Looking back now, from more than 50 years in the future, I hesitate to identify these designs themselves as queer. These materials do not define a queer aesthetic, and it would be misguided for us to arrive at that conclusion. Many movements towards liberation used similar tactics, like feminism, racial justice, labor, and anti-war movements. But still, there is something queer going on here, I think, in the moves and the acts and the attitude—design decisions that were made out of necessity, outside of the dominant forces of the design industry and mainstream publishing. These were decisions that were made without access to sophisticated tools, or editorial design expertise. In a very broad sense, queerness can be located in the radical, outsider status of these publications and their designs. This is queerness as an underground, alternative way of creating networks of care. Queerness can be located here in the scrappy, ad hoc, and sometimes homemade designs that were directly related to the urgency of protest and activism and survival.

There’s also some good thoughts on legibility and visibility, given how a lot of this stuff is quite hard to read at times.
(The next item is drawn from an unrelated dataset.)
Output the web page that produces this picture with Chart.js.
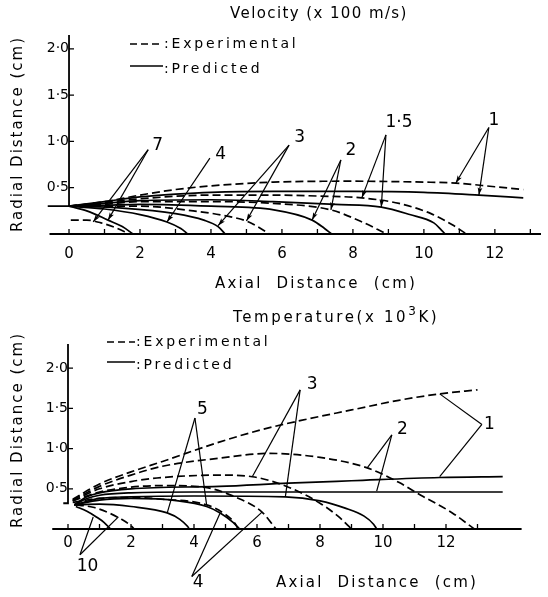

And so for decades, we’ve seen how the fight for queer visibility — the fight to be seen by the state, to become clearly read units — leads to status and success shaped not on our own terms, not on queer terms, but by heteropatriarchy: terms like marriage equality, inclusion in the military, and the ability to accumulate and reproduce wealth. Participation in these logics of success demands legibility. A clear reading and gridded organizing of bodies and identities leads to prediction; predictive models lead to policing, and modes of surveillance that accelerate and engage with every aspect of our lives.

I find myself torn on this sort of thing. On the one hand I’ve often sought invisibility and the desire to hide away from the normies, from dressing neutrally to finding safe spaces. But within media I demand clarity and legibility. I hate messy design that gets in the way of understanding. I read this essay using my browser’s reader mode so I didn’t have to deal with that pink background and tight linespacing. For me, illegibility is how the world keeps me from knowledge and therefore power. It also keeps me from connecting with others like me — I need my work to be a clear signal to penetrate the mainstream noise.

But if the political wind were to permanently blow towards authoritarianism I can definitely see how that legibility and visibility could be a problem. (This is the premise of the excellent Tip Toe, that maybe coming out of the closet was a mistake.) We’re going to need to learn, or re-learn, how to go under the radar while still staying in contact. In online terms it’s all bit Dark Forest Internet, sending quiet, coded messages that pass through or are ignored by the bad algorithms. (I know I’ve felt a lot of relief from realising Google no longer sends random search traffic my way.)

Anyway, plenty to ponder.

The lecture was given a few years ago and has been developed into a book, Survival by Sharing: Essays on Queer Typography which is published in October.

Reading:

Listening:

  • The Dark Truth About Mount Rushmore — I knew a load of this but can’t remember where I saw or read about it, so this is a nice reminder of how something I grew up thinking was just a thing they had in the US is actually where some baaad shit that down.